Model Forecasting of Hydrogen Yield and Lower Heating Value in Waste Mahua Wood Gasification with Machine Learning

Abstract

Biomass is an excellent source of green energy with numerous benefits such as abundant availability, net carbon zero, and renewable nature. However, the conventional methods of biomass combustion are polluting and poor efficiency processes. Biomass gasification overcomes these challenges and provides a sustainable method for the supply of greener fuel in the form of producer gas. The producer gas can be employed as a gaseous fuel in compression ignition engines in dual‐fuel systems. The biomass gasification process is a complex as well as a nonlinear process that is highly dependent on the ambient environment, type of biomass, and biomass composition as well as the gasification medium.

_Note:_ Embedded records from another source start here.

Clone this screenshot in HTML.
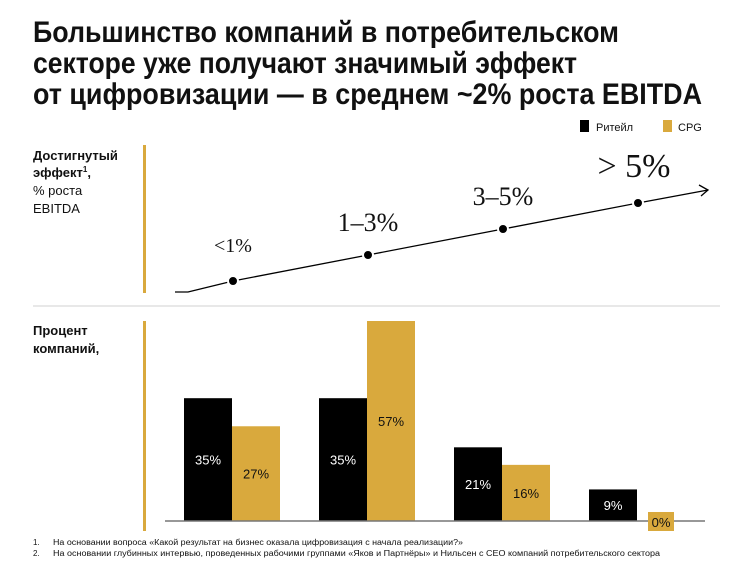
<!DOCTYPE html>
<html><head><meta charset="utf-8"><style>
body{margin:0;background:#fff;}
svg{display:block;font-family:"Liberation Sans",sans-serif;}
</style></head><body>
<svg width="751" height="574" viewBox="0 0 751 574">
<g font-weight="bold" font-size="30" fill="#111">
<text x="33" y="42" textLength="586" lengthAdjust="spacingAndGlyphs">Большинство компаний в потребительском</text>
<text x="33" y="73" textLength="544" lengthAdjust="spacingAndGlyphs">секторе уже получают значимый эффект</text>
<text x="33" y="104" textLength="669" lengthAdjust="spacingAndGlyphs">от цифровизации — в среднем ~2% роста EBITDA</text>
</g>
<g font-size="11" fill="#111">
<rect x="580" y="120" width="9" height="12" fill="#000"/>
<text x="596" y="131">Ритейл</text>
<rect x="663" y="120" width="9" height="12" fill="#d9a93d"/>
<text x="678" y="131">CPG</text>
</g>
<g font-size="13" fill="#111">
<text x="33" y="160" font-weight="bold">Достигнутый</text>
<text x="33" y="177" font-weight="bold">эффект<tspan font-size="8" dy="-5">1</tspan><tspan dy="5">,</tspan></text>
<text x="33" y="195">% роста</text>
<text x="33" y="213">EBITDA</text>
</g>
<rect x="143" y="145" width="3" height="148" fill="#d9a93d"/>
<line x1="33" y1="306" x2="720" y2="306" stroke="#d0d0d0" stroke-width="1"/>
<g font-size="13" font-weight="bold" fill="#111">
<text x="33" y="335">Процент</text>
<text x="33" y="353">компаний,</text>
</g>
<rect x="143" y="321" width="3" height="210" fill="#d9a93d"/>
<g id="line"></g>
<g id="bars"></g>
<line x1="165" y1="521" x2="705" y2="521" stroke="#777" stroke-width="1.5"/>
<g id="zero"></g>
<g font-size="8" fill="#111">
<text x="33" y="545">1.</text><text x="53" y="545" textLength="410" lengthAdjust="spacingAndGlyphs">На основании вопроса «Какой результат на бизнес оказала цифровизация с начала реализации?»</text>
<text x="33" y="556">2.</text><text x="53" y="556" textLength="607" lengthAdjust="spacingAndGlyphs">На основании глубинных интервью, проведенных рабочими группами «Яков и Партнёры» и Нильсен с CEO компаний потребительского сектора</text>
</g>
</svg>
<script>
const categories = ["<1%", "1–3%", "3–5%", "> 5%"];
const effectLevels = [1, 2, 3, 4];
const labelSizes = [20, 26, 26, 34];
const retail = [35, 35, 21, 9];
const cpg = [27, 57, 16, 0];
const NS = "http://www.w3.org/2000/svg";
function mk(tag, attrs, parent){const e=document.createElementNS(NS,tag);for(const k in attrs)e.setAttribute(k,attrs[k]);parent.appendChild(e);return e;}
const gx = i => 233 + i*135;
const ly = v => 307 - v*26;
const by = v => 521 - v*200/57;
const L = document.getElementById('line');
let pts = [[175,292],[188,292]];
effectLevels.forEach((v,i)=>pts.push([gx(i), ly(v)]));
const last = pts[pts.length-1];
const tip = [last[0]+70, last[1]-13];
pts.push(tip);
const pl = mk('polyline',{points:pts.map(p=>p.join(',')).join(' '),fill:'none',stroke:'#000','stroke-width':1.3},L);


const ah = mk('polyline',{points:`${tip[0]-9},${tip[1]-5} ${tip[0]},${tip[1]} ${tip[0]-7},${tip[1]+6}`,fill:'none',stroke:'#000','stroke-width':1.3},L);


effectLevels.forEach((v,i)=>{
  const c = mk('circle',{cx:gx(i),cy:ly(v),r:5,fill:'#000',stroke:'#fff','stroke-width':2},L);
  
  
  const t = mk('text',{x:gx(i)-(i==3?4:0),y:ly(v)-(i==3?26:i==0?29:24),'text-anchor':'middle','font-family':'"Liberation Serif",serif','font-size':labelSizes[i],fill:'#111'},L);
  t.textContent = categories[i];
  
  
});
const B = document.getElementById('bars');
const Z = document.getElementById('zero');
function bar(x,v,color,txtColor,name){
  const y = by(v);
  const r = mk('rect',{x:x,y:y,width:48,height:521-y,fill:color},B);
  
  
  if(v===0){
    const bx = mk('rect',{x:x+11,y:512,width:26,height:19,fill:color},Z);
    
    
    const t = mk('text',{x:x+24,y:527,'text-anchor':'middle','font-size':13,fill:txtColor},Z);
    t.textContent = v+'%';
    
    
  } else {
    const t = mk('text',{x:x+24,y:(y+521)/2+5,'text-anchor':'middle','font-size':13,fill:txtColor},B);
    t.textContent = v+'%';
    
    
  }
}
retail.forEach((v,i)=>bar(184+i*135,v,'#000','#fff','bar-retail'));
cpg.forEach((v,i)=>bar(232+i*135,v,'#d9a93d','#111','bar-cpg'));
</script>
</body></html>
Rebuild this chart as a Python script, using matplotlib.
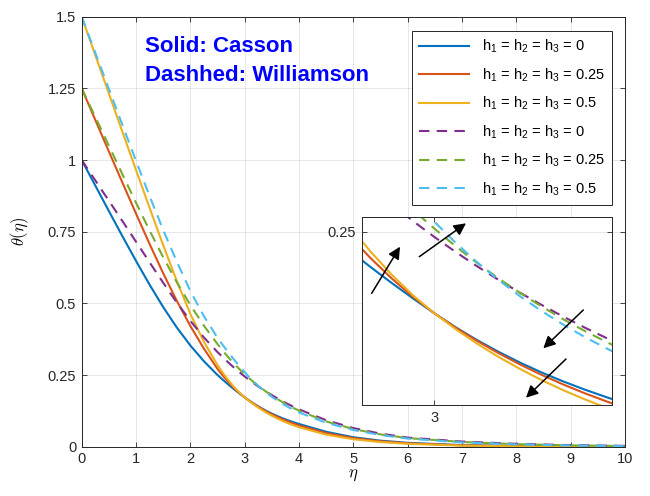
import matplotlib
matplotlib.use('Agg')
import matplotlib.pyplot as plt

plt.rcParams['font.family'] = ['Liberation Sans', 'DejaVu Sans']
plt.rcParams['mathtext.fontset'] = 'custom'
plt.rcParams['mathtext.rm'] = 'Liberation Sans'
plt.rcParams['mathtext.it'] = 'Liberation Sans:italic'
plt.rcParams['mathtext.bf'] = 'Liberation Sans:bold'

# similarity variable
eta = [0, 0.25, 0.5, 0.75, 1.0, 1.25, 1.5, 1.75, 2.0, 2.25, 2.5,
       2.6, 2.7, 2.8, 2.9, 3.0, 3.1, 3.2, 3.3, 3.4, 3.5, 3.6, 3.7, 3.8, 3.9, 4.0,
       4.5, 5.0, 5.5, 6.0, 7.0, 8.0, 9.0, 10.0]

# Casson (solid)
casson_h0 = [1.000, 0.911, 0.822, 0.734, 0.648, 0.565, 0.487, 0.416, 0.353, 0.298, 0.250,
             0.2330, 0.2167, 0.2012, 0.1863, 0.1720, 0.1585, 0.1462, 0.1350, 0.1247, 0.1153,
             0.1068, 0.0990, 0.0918, 0.0853, 0.0793,
             0.052, 0.033, 0.021, 0.0135, 0.0055, 0.0022, 0.0009, 0.0003]
casson_h025 = [1.25, 1.140, 1.030, 0.921, 0.813, 0.707, 0.605, 0.509, 0.421, 0.342, 0.2713,
               0.2473, 0.2254, 0.2056, 0.1878, 0.1720, 0.1581, 0.1454, 0.1337, 0.1229, 0.1130,
               0.1039, 0.0955, 0.0878, 0.0807, 0.0742,
               0.0475, 0.030, 0.019, 0.012, 0.0047, 0.0018, 0.0007, 0.0002]
casson_h05 = [1.5, 1.366, 1.232, 1.098, 0.965, 0.833, 0.703, 0.578, 0.463, 0.366, 0.2845,
              0.2568, 0.2317, 0.2092, 0.1893, 0.1720, 0.1567, 0.1428, 0.1301, 0.1186, 0.1080,
              0.0984, 0.0897, 0.0817, 0.0745, 0.0678,
              0.042, 0.026, 0.016, 0.010, 0.0037, 0.0013, 0.0005, 0.0001]

# Williamson (dashed)
will_h0 = [1.0, 0.929, 0.858, 0.787, 0.715, 0.643, 0.572, 0.503, 0.439, 0.381, 0.330,
           0.3115, 0.2935, 0.2765, 0.2603, 0.2450, 0.2305, 0.2168, 0.2038, 0.1915, 0.1799,
           0.1688, 0.1583, 0.1484, 0.1390, 0.1302,
           0.0925, 0.0650, 0.0455, 0.0318, 0.018, 0.010, 0.0055, 0.003]
will_h025 = [1.25, 1.150, 1.050, 0.950, 0.851, 0.754, 0.661, 0.574, 0.494, 0.422, 0.358,
             0.3343, 0.3118, 0.2906, 0.2710, 0.2530, 0.2359, 0.2200, 0.2051, 0.1913, 0.1784,
             0.1663, 0.1551, 0.1446, 0.1349, 0.1258,
             0.0881, 0.0615, 0.0429, 0.0300, 0.0165, 0.0088, 0.0046, 0.0024]
will_h05 = [1.5, 1.374, 1.248, 1.122, 0.997, 0.874, 0.756, 0.646, 0.543, 0.455, 0.380,
            0.3538, 0.3286, 0.3046, 0.2817, 0.2596, 0.2392, 0.2206, 0.2036, 0.1881, 0.1740,
            0.1611, 0.1493, 0.1385, 0.1286, 0.1195,
            0.0834, 0.0582, 0.0406, 0.0283, 0.0150, 0.0080, 0.0042, 0.0022]

h_values = ['0', '0.25', '0.5']
x_ticks = [0, 1, 2, 3, 4, 5, 6, 7, 8, 9, 10]
y_ticks = [0, 0.25, 0.5, 0.75, 1.0, 1.25, 1.5]
y_ticklabels = ['0', '0.25', '0.5', '0.75', '1', '1.25', '1.5']

series = [casson_h0, casson_h025, casson_h05, will_h0, will_h025, will_h05]
colors = ['#0072BD', '#D95319', '#EDB120', '#7E2F8E', '#77AC30', '#4DBEEE']
dashed = [False, False, False, True, True, True]
labels = ['h$_1$ = h$_2$ = h$_3$ = ' + h for h in h_values] * 2

axis_col = '#262626'


def draw_curves(ax):
    for vals, col, d, lab in zip(series, colors, dashed, labels):
        if d:
            ax.plot(eta, vals, color=col, lw=1.5, dashes=(5, 3.5), label=lab)
        else:
            ax.plot(eta, vals, color=col, lw=1.5, label=lab)


def style_axes(ax, fontsize):
    ax.tick_params(direction='in', top=True, right=True, length=3.6, width=0.6,
                   colors=axis_col, labelsize=fontsize, pad=4)
    for sp in ax.spines.values():
        sp.set_color(axis_col)
        sp.set_linewidth(0.7)
    ax.grid(True, color=axis_col, alpha=0.13, lw=0.6)


fig = plt.figure(figsize=(6.5, 4.96), dpi=100)

# main axes
ax = fig.add_axes([0.1257, 0.0994, 0.8358, 0.8669])
draw_curves(ax)
ax.set_xlim(0, 10)
ax.set_ylim(0, 1.5)
ax.set_xticks(x_ticks)
ax.set_yticks(y_ticks)
ax.set_yticklabels(y_ticklabels)
style_axes(ax, 10.5)
ax.set_xlabel(r'$\eta$', math_fontfamily='cm', fontsize=12, labelpad=1)
ax.set_ylabel(r'$\theta(\eta)$', math_fontfamily='cm', fontsize=12, labelpad=12)

ax.text(0.1165, 0.918, 'Solid: Casson', transform=ax.transAxes, color='#0000FF',
        fontsize=16, fontweight='bold', va='baseline')
ax.text(0.1165, 0.850, 'Dashhed: Williamson', transform=ax.transAxes, color='#0000FF',
        fontsize=16, fontweight='bold', va='baseline')

leg = ax.legend(loc='upper right', bbox_to_anchor=(0.9766, 0.9674), borderaxespad=0,
                fontsize=10.5, handlelength=3.4, handletextpad=0.9, labelspacing=0.76,
                borderpad=0.5, fancybox=False, framealpha=1, edgecolor=axis_col)
leg.get_frame().set_linewidth(0.7)

# inset zoom around eta = 3
ax_in = fig.add_axes([0.5565, 0.1835, 0.3855, 0.3784])
ax_in.set_facecolor('white')
draw_curves(ax_in)
ax_in.set_xlim(2.662, 3.828)
ax_in.set_ylim(0.0843, 0.2638)
ax_in.set_xticks([3])
ax_in.set_yticks([0.25])
ax_in.set_yticklabels(['0.25'])
style_axes(ax_in, 10.5)

# arrows (figure pixel positions: tail, tip)
arrows = [((371.7, 293.3), (400.0, 246.7)),
          ((419.3, 256.7), (466.0, 223.3)),
          ((583.3, 310.0), (543.3, 348.3)),
          ((566.0, 359.0), (526.0, 397.7))]
W, H = 650.0, 496.0
for (tx, ty), (hx, hy) in arrows:
    ax_in.annotate('', xy=(hx / W, 1 - hy / H), xytext=(tx / W, 1 - ty / H),
                   xycoords='figure fraction', textcoords='figure fraction',
                   arrowprops=dict(arrowstyle='-|>', color='black', lw=1.1,
                                   mutation_scale=18, shrinkA=0, shrinkB=0))

fig.savefig('out.png', dpi=100)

This makes the modeling of such systems quite difficult and time‐consuming. Modern machine learning (ML) techniques offer the use of experimental data as a convenient approach to modeling and forecasting such systems. In the present study, two modern and highly efficient ML techniques, random forest (RF) and AdaBoost, were employed for this purpose. The outcomes were employed with results of a baseline method, i.e., linear regression. The RF could forecast the hydrogen yield with R2 as 0.978 during model training and 0.998 during the model test phase. AdaBoost ML was close behind with R2 at 0.948 during model training and 0.842 during the model test phase. The mean squared error was as low as 0.17 and 0.181 during model training and testing, respectively. In the case of the low heating value model, during model testing, the R2 was 0.971 and RF and AdaBoost, respectively, during model training and 0.842 during the model test phase. Both ML techniques provided excellent results compared to linear regression, but RFt was the best among all three.